"We in the trade call this 'Excedrin Headache Number √-3.14159..."
— Larry Niven, The Theory and Practice of Time Travel
Carl Honduras: I ARE he! ...Only I'm from the future.
Minky Steve: You know, I think it's I AM he.
Carl Honduras: It's all this time travel; it makes me very confused as to which tense we should be using.
Minky Steve: There, there. It is very tricky.
Stephen Colbert: So, what did you have planned for us? How did that will go? I look backward to having seen it.
Jon Stewart: You're hurting my brain, Stephen.
Stephen Colbert: Come on, Jon!

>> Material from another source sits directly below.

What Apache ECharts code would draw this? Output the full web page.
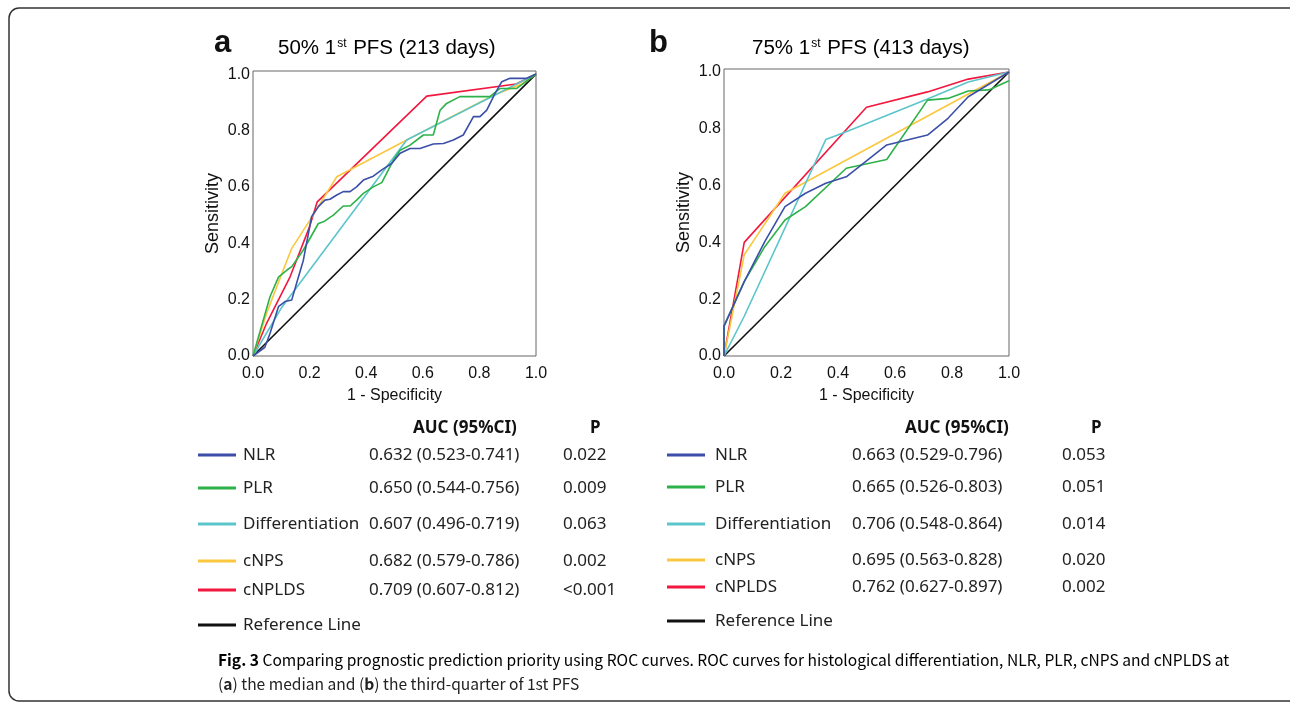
<!DOCTYPE html>
<html><head><meta charset="utf-8">
<script src="https://cdn.jsdelivr.net/npm/echarts@6/dist/echarts.min.js"></script>
<style>html,body{margin:0;padding:0;background:#fff}#c{width:1290px;height:702px}</style>
</head><body><div id="c"></div>
<script>
// ---------- data ----------
const seriesNames = ['NLR', 'PLR', 'Differentiation', 'cNPS', 'cNPLDS', 'Reference Line'];
const seriesColors = ['#3B4FA8', '#2DB24A', '#5BC5CB', '#FAC73E', '#F2173F', '#111111'];
const axisTicks = [0, 0.2, 0.4, 0.6, 0.8, 1.0];

// Panel a: 50% 1st PFS (213 days)
const aNLR = [[0,0],[0.042,0.031],[0.06,0.08],[0.09,0.175],[0.113,0.193],[0.137,0.199],[0.154,0.258],[0.178,0.34],[0.207,0.494],[0.231,0.53],[0.254,0.553],[0.272,0.556],[0.296,0.571],[0.319,0.583],[0.343,0.583],[0.366,0.6],[0.39,0.624],[0.425,0.638],[0.455,0.66],[0.49,0.683],[0.52,0.719],[0.555,0.736],[0.59,0.736],[0.637,0.752],[0.673,0.754],[0.708,0.766],[0.743,0.784],[0.779,0.849],[0.802,0.849],[0.826,0.872],[0.855,0.931],[0.879,0.973],[0.908,0.985],[0.967,0.985],[1,1]];
const aPLR = [[0,0],[0.06,0.21],[0.09,0.28],[0.12,0.305],[0.137,0.317],[0.178,0.376],[0.231,0.47],[0.249,0.476],[0.284,0.5],[0.319,0.532],[0.343,0.532],[0.366,0.553],[0.39,0.577],[0.425,0.6],[0.455,0.615],[0.472,0.648],[0.496,0.695],[0.52,0.73],[0.555,0.748],[0.602,0.784],[0.637,0.784],[0.661,0.872],[0.684,0.896],[0.731,0.92],[0.837,0.92],[0.873,0.949],[0.932,0.949],[1,1]];
const aDiff = [[0,0],[0.1,0.17],[0.543,0.766],[0.85,0.923],[1,1]];
const aNPS = [[0,0],[0.048,0.151],[0.084,0.246],[0.137,0.382],[0.2,0.48],[0.296,0.636],[0.55,0.77],[0.85,0.925],[0.95,0.965],[1,1]];
const aNPLDS = [[0,0],[0.048,0.116],[0.131,0.281],[0.2,0.459],[0.227,0.547],[0.614,0.922],[0.93,0.965],[1,1]];
const aRef = [[0,0],[1,1]];

// Panel b: 75% 1st PFS (413 days)
const bNLR = [[0,0],[0,0.105],[0.071,0.262],[0.143,0.403],[0.214,0.526],[0.286,0.573],[0.357,0.608],[0.429,0.631],[0.571,0.743],[0.714,0.778],[0.786,0.837],[0.857,0.913],[1,1]];
const bPLR = [[0,0],[0,0.105],[0.071,0.262],[0.143,0.385],[0.214,0.479],[0.286,0.526],[0.429,0.661],[0.571,0.692],[0.714,0.901],[0.786,0.907],[0.857,0.933],[0.929,0.937],[1,0.969]];
const bDiff = [[0,0],[0.071,0.14],[0.357,0.762],[0.429,0.79],[0.714,0.905],[0.857,0.965],[1,1]];
const bNPS = [[0,0],[0.071,0.356],[0.214,0.573],[1,1]];
const bNPLDS = [[0,0],[0.071,0.4],[0.5,0.876],[0.714,0.93],[0.857,0.975],[1,1]];
const bRef = [[0,0],[1,1]];

// table text
const aucA = ['0.632 (0.523-0.741)', '0.650 (0.544-0.756)', '0.607 (0.496-0.719)', '0.682 (0.579-0.786)', '0.709 (0.607-0.812)'];
const pA = ['0.022', '0.009', '0.063', '0.002', '<0.001'];
const aucB = ['0.663 (0.529-0.796)', '0.665 (0.526-0.803)', '0.706 (0.548-0.864)', '0.695 (0.563-0.828)', '0.762 (0.627-0.897)'];
const pB = ['0.053', '0.051', '0.014', '0.020', '0.002'];
const panelTitles = ['50% 1', ' PFS (213 days)', '75% 1', ' PFS (413 days)'];
const captionBold = 'Fig. 3';
const captionLine1 = ' Comparing prognostic prediction priority using ROC curves. ROC curves for histological differentiation, NLR, PLR, cNPS and cNPLDS at';

// ---------- chart ----------
const chart = echarts.init(document.getElementById('c'), null, {renderer: 'canvas'});
const axisFont = 'Liberation Sans, Arial, sans-serif';
const tableFont = 'Noto Sans, sans-serif';

function xAxisCfg(gi) {
  return {
    type: 'value', gridIndex: gi, min: 0, max: 1, interval: 0.2,
    axisLine: {show: false}, axisTick: {show: false}, splitLine: {show: false},
    axisLabel: {fontFamily: axisFont, fontSize: 16, color: '#111', margin: 10,
      formatter: v => v.toFixed(1)},
    name: '1 - Specificity', nameLocation: 'middle', nameGap: 32,
    nameTextStyle: {fontFamily: axisFont, fontSize: 16, color: '#111'}
  };
}
function yAxisCfg(gi, max) {
  return {
    type: 'value', gridIndex: gi, min: 0, max: max, interval: 0.2,
    axisLine: {show: false}, axisTick: {show: false}, splitLine: {show: false},
    axisLabel: {fontFamily: axisFont, fontSize: 16, color: '#111', margin: 3,
      formatter: v => axisTicks.some(t => Math.abs(t - v) < 1e-6) ? v.toFixed(1) : ''},
    name: 'Sensitivity', nameLocation: 'middle', nameGap: 31,
    nameTextStyle: {fontFamily: axisFont, fontSize: 18, color: '#111'}
  };
}

const panelA = [aNLR, aPLR, aDiff, aNPS, aNPLDS, aRef];
const panelB = [bNLR, bPLR, bDiff, bNPS, bNPLDS, bRef];
const series = [];
[panelA, panelB].forEach((panel, gi) => {
  panel.forEach((d, i) => {
    series.push({
      type: 'line', xAxisIndex: gi, yAxisIndex: gi, data: d, name: seriesNames[i],
      showSymbol: false, symbol: 'none', silent: true, animation: false,
      lineStyle: {color: seriesColors[i], width: 1.6}, z: 10 - i
    });
  });
});

// graphics: frame, titles, tables, caption
const g = [];
g.push({type: 'rect', shape: {x: 9, y: 8, width: 1290, height: 693, r: 10},
  style: {fill: 'none', stroke: '#333', lineWidth: 1.5}, silent: true});

function title(letter, lx, tx, t1, t2) {
  g.push({type: 'text', x: lx, y: 43, style: {text: letter, font: 'bold 31px Liberation Sans, Arial', fill: '#111', textVerticalAlign: 'middle'}});
  g.push({type: 'text', x: tx, y: 48, style: {
    text: '{n|' + t1 + '}{s|st}{n|' + t2 + '}', textVerticalAlign: 'middle',
    rich: {n: {fontFamily: axisFont, fontSize: 20.5, color: '#111'},
           s: {fontFamily: axisFont, fontSize: 12, color: '#111', padding: [0, 1, 9, 1]}}
  }});
}
title('a', 214, 278, panelTitles[0], panelTitles[1]);
title('b', 649, 752, panelTitles[2], panelTitles[3]);

function table(cfg) {
  g.push({type: 'text', x: cfg.aucHeadX, y: 428, style: {text: 'AUC (95%CI)', font: 'bold 17px ' + tableFont, fill: '#111', textVerticalAlign: 'middle'}});
  g.push({type: 'text', x: cfg.pHeadX, y: 428, style: {text: 'P', font: 'bold 17px ' + tableFont, fill: '#111', textVerticalAlign: 'middle'}});
  seriesNames.forEach((nm, i) => {
    const y = cfg.rows[i];
    g.push({type: 'line', shape: {x1: cfg.lineX, y1: y, x2: cfg.lineX + 38, y2: y},
      style: {stroke: seriesColors[i], lineWidth: 3}});
    g.push({type: 'text', x: cfg.labelX, y: y, style: {text: nm, font: '17px ' + tableFont, fill: '#222', textVerticalAlign: 'middle'}});
    if (i < 5) {
      g.push({type: 'text', x: cfg.aucX, y: y, style: {text: cfg.auc[i], font: '17px ' + tableFont, fill: '#222', textVerticalAlign: 'middle'}});
      g.push({type: 'text', x: cfg.pX, y: y, style: {text: cfg.p[i], font: '17px ' + tableFont, fill: '#222', textVerticalAlign: 'middle'}});
    }
  });
}
table({aucHeadX: 413, pHeadX: 590, rows: [455, 488, 524, 561, 590, 625], lineX: 198, labelX: 243, aucX: 369, pX: 563, auc: aucA, p: pA});
table({aucHeadX: 905, pHeadX: 1091, rows: [455, 487, 524, 560, 587, 621], lineX: 667, labelX: 715, aucX: 852, pX: 1062, auc: aucB, p: pB});

const capFont = 'Noto Sans CJK SC, sans-serif';
const capSize = 15.6;
g.push({type: 'text', x: 218, y: 660, style: {
  text: '{b|' + captionBold + '}{r|' + captionLine1 + '}', textVerticalAlign: 'middle',
  rich: {b: {fontFamily: capFont, fontWeight: 'bold', fontSize: capSize, color: '#222'},
         r: {fontFamily: capFont, fontSize: capSize, color: '#222'}}}});
g.push({type: 'text', x: 218, y: 684, style: {
  text: '({b|a}) the median and ({b|b}) the third-quarter of 1st PFS', textVerticalAlign: 'middle',
  fontFamily: capFont, fontSize: capSize, fill: '#222',
  rich: {b: {fontFamily: capFont, fontWeight: 'bold', fontSize: capSize, color: '#222'}}}});

chart.setOption({
  backgroundColor: '#fff',
  animation: false,
  grid: [
    {left: 253, top: 71, width: 283, height: 285, show: true, borderColor: '#666', borderWidth: 1, backgroundColor: 'transparent'},
    {left: 724, top: 69, width: 285, height: 287, show: true, borderColor: '#666', borderWidth: 1, backgroundColor: 'transparent'}
  ],
  xAxis: [xAxisCfg(0), xAxisCfg(1)],
  yAxis: [yAxisCfg(0, 1.011), yAxisCfg(1, 1.0106)],
  series: series,
  graphic: g
});
</script></body></html>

Don't you want people to have already watched your show?
"It begins to dawn on you that everything you are about to do may prove to have been a colossal waste of time."
Harry's voice trailed off into the inadequacy of English.
Dark Helmet: What the hell am I looking at? When does this happen in the movie?!
Colonel Sandurz: Now. You're looking at now, sir. Everything that happens now is happening now.
Dark Helmet: What happened to then?
Colonel Sandurz: We passed then.
Dark Helmet: When?
Colonel Sandurz: Just now! We're at now, now.
Dark Helmet: Go back to then!
Colonel Sandurz: When?
Dark Helmet: Now.
Colonel Sandurz: Now?
Dark Helmet: Now!
Colonel Sandurz: I can't.
Dark Helmet: Why?
Colonel Sandurz: We missed it
Dark Helmet: When?
Colonel Sandurz: Just now.
Dark Helmet: When will then be now?
Colonel Sandurz: Soon!
Dark Helmet: ...how soon?
Funny, you didn't hear any commotion or gunplay. But it looks like there's already been some action in here. Or there will be. You can never take tense for granted with these goons.
The major problem is quite simply one of grammar, and the main work to consult in this matter is Dr. Dan Streetmentioner's Time Traveler's Handbook of 1001 Tense Formations. It will tell you, for instance, how to describe something that was about to happen to you in the past before you avoided it by time-jumping forward two days in order to avoid it. The event will be described differently according to whether you are talking about it from the standpoint of your own natural time, from a time in the further future, or a time in the further past and is further complicated by the possibility of conducting conversations while you are actually traveling from one time to another with the intention of becoming your own mother or father.
Most readers get as far as the Future Semiconditionally Modified Subinverted Plagal Past Subjunctive Intentional before giving up; and in fact in later editions of the book all the pages beyond this point have been left blank to save on printing costs.
The Hitchhicker's Guide to the Galaxy skips lightly over this tangle of academic abstration, pausing only to note that the term "Future Perfect" has been abandoned since it was discovered not to be.
"Can we get some food? I haven't eaten since later this afternoon."
— Aaron, Primer
"The Borg magic up a temporal vortex to travel back to the past, resulting in the present being altered so that the Earth looks like Al Gore's worst nightmare. The only option is to follow them through the space-time wardrobe and stop them from assimilating Earth in the past. Which turns out to be our future, or, at least, our future right now, or... carry the one... Later."
"From there, we cut back to the year 3999, where Cable and Cable Jr...because APPARENTLY THERE WASN’T ENOUGH CONFUSING NONSENSE HAPPENING ALREADY. They are, of course, trying to kill Apocalypse before/after/during his plot to kidnap all the psychics, which may or may not have already succeeded/failed in the future that happened last week. So they need to steal a time machine.
Robert Lutece: If we could perceive time as it truly was—
Rosalind Lutece: —what reason would grammar professors have to get out of bed?
Doc Brown: (the DeLorean has just made the first time-jump) Ah! What did I tell you? 88 miles per hour! The temporal displacement occurred exactly 1:20 a.m. and zero seconds!
Marty McFly: Ah, Jesus Christ! Jesus Christ, Doc, you disintegrated Einstein!
Doc: Calm down, Marty. I didn't disintegrate anything. The molecular structure of both Einstein and the car are completely intact.
Marty: Then where the hell are they?!
Doc: The appropriate question is, "When the hell are they?" You see, Einstein has just become the world's first time traveler! I sent him into the future. One minute into the future to be exact. And at precisely 1:21 a.m. and zero seconds, we shall catch up with him and the time machine.